◆ **Supplied records**

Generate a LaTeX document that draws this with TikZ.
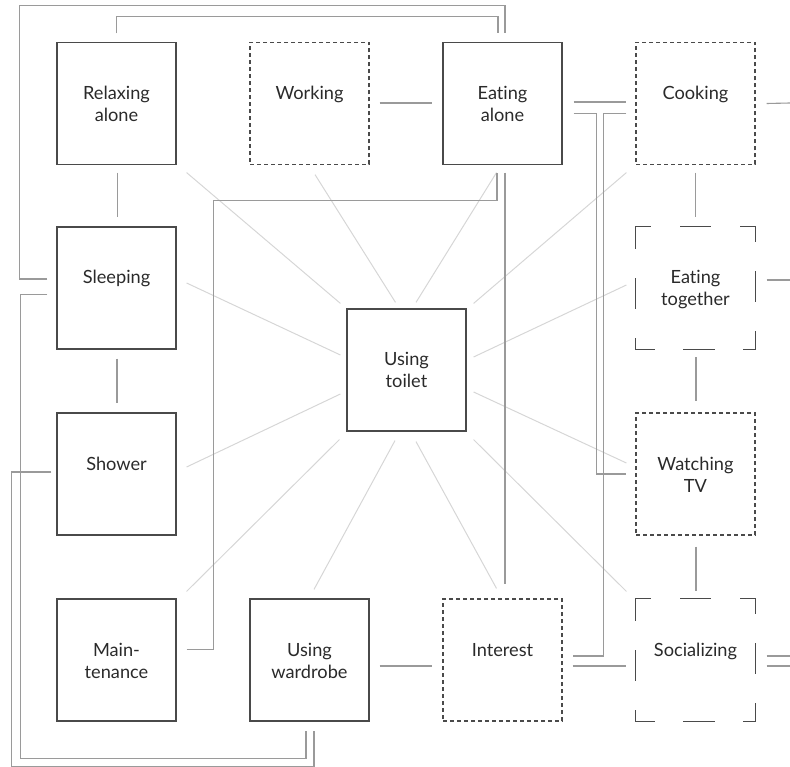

---

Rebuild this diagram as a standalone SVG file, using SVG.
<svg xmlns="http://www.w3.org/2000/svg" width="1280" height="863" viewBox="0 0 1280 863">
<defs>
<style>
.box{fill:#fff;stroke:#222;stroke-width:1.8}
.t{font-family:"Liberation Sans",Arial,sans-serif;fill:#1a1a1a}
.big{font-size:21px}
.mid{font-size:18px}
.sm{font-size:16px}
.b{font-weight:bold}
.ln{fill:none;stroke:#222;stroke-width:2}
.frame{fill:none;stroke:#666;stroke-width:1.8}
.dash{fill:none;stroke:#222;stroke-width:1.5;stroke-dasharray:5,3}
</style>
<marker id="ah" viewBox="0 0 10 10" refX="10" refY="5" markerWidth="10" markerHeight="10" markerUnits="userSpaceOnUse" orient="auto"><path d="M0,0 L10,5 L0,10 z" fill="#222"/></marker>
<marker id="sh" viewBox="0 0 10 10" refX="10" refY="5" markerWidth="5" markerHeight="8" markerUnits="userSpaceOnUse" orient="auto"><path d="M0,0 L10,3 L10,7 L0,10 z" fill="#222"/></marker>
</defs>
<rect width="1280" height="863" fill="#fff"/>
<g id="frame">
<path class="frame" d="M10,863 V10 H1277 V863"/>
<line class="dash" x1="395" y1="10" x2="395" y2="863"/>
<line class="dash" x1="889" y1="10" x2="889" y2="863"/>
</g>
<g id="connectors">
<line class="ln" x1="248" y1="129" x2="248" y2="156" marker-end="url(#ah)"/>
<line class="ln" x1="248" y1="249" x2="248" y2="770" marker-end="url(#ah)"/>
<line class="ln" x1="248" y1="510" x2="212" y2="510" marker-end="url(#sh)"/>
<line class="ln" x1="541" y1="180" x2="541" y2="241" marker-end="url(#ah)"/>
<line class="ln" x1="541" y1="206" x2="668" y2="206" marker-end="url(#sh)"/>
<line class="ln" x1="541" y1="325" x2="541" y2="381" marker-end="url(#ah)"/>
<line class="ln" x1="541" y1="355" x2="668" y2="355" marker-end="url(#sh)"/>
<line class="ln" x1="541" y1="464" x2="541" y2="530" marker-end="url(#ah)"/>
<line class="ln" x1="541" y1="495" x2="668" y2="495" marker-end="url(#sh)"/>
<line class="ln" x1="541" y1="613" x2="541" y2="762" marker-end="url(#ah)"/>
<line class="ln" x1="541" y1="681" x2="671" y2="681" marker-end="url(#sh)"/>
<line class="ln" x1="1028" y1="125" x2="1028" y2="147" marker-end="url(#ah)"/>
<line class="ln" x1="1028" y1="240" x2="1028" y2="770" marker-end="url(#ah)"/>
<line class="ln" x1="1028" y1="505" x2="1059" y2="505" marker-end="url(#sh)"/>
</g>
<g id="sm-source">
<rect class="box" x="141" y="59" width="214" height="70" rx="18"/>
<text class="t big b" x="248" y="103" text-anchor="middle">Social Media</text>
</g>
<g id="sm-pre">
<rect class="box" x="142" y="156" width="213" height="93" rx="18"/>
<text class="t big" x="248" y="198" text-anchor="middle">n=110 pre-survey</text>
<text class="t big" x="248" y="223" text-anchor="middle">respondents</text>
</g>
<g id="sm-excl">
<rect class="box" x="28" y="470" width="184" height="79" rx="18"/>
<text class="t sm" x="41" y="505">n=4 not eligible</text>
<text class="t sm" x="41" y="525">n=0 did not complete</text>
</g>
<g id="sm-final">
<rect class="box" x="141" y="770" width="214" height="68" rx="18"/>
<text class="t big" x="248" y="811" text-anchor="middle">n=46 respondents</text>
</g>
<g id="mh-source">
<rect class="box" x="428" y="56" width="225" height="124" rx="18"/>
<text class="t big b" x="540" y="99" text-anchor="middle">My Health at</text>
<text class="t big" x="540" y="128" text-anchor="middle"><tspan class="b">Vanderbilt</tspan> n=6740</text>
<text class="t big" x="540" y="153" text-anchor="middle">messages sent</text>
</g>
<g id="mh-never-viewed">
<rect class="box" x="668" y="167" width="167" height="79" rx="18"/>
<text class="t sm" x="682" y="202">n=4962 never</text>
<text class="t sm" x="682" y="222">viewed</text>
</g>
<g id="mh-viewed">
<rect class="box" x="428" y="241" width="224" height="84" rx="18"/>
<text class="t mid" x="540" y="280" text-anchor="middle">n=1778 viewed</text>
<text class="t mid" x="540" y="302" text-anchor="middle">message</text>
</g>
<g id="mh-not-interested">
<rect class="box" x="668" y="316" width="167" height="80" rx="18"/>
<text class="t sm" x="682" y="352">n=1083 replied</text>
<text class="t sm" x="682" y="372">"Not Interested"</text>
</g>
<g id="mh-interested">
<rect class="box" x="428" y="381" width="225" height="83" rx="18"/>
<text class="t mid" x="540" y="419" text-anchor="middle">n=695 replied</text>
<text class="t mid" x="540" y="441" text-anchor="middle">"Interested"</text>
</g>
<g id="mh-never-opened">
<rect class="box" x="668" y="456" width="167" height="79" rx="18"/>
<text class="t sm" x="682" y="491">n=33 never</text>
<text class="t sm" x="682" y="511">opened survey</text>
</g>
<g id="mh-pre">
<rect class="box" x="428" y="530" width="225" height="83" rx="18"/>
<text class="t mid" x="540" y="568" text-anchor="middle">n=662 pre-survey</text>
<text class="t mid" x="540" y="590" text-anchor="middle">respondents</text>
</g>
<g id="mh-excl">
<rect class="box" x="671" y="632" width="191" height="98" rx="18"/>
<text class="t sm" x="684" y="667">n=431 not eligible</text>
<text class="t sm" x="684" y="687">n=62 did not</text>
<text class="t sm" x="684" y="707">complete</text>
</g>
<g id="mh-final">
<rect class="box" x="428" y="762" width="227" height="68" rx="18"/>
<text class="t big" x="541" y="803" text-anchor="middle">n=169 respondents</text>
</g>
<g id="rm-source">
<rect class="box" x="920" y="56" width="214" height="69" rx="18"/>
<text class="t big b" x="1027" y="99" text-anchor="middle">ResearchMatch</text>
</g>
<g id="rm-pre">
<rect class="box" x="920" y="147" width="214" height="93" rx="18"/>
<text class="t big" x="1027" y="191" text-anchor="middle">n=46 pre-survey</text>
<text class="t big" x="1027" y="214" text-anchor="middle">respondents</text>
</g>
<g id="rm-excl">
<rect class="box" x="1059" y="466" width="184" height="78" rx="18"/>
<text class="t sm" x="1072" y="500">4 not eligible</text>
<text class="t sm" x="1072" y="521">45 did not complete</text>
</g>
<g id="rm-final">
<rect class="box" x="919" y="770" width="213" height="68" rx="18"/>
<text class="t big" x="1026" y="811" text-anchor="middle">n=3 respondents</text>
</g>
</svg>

==

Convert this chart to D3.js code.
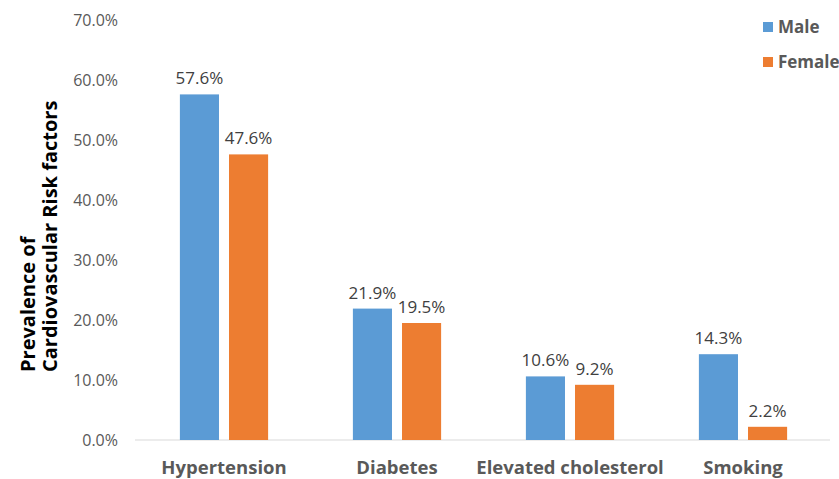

◆ **Brief**
From the data above, copy out every line with the string "this" in it.

◆ **Exercise output**
Generate a LaTeX document that draws this with TikZ.
Rebuild this diagram as a standalone SVG file, using SVG.
Convert this chart to D3.js code.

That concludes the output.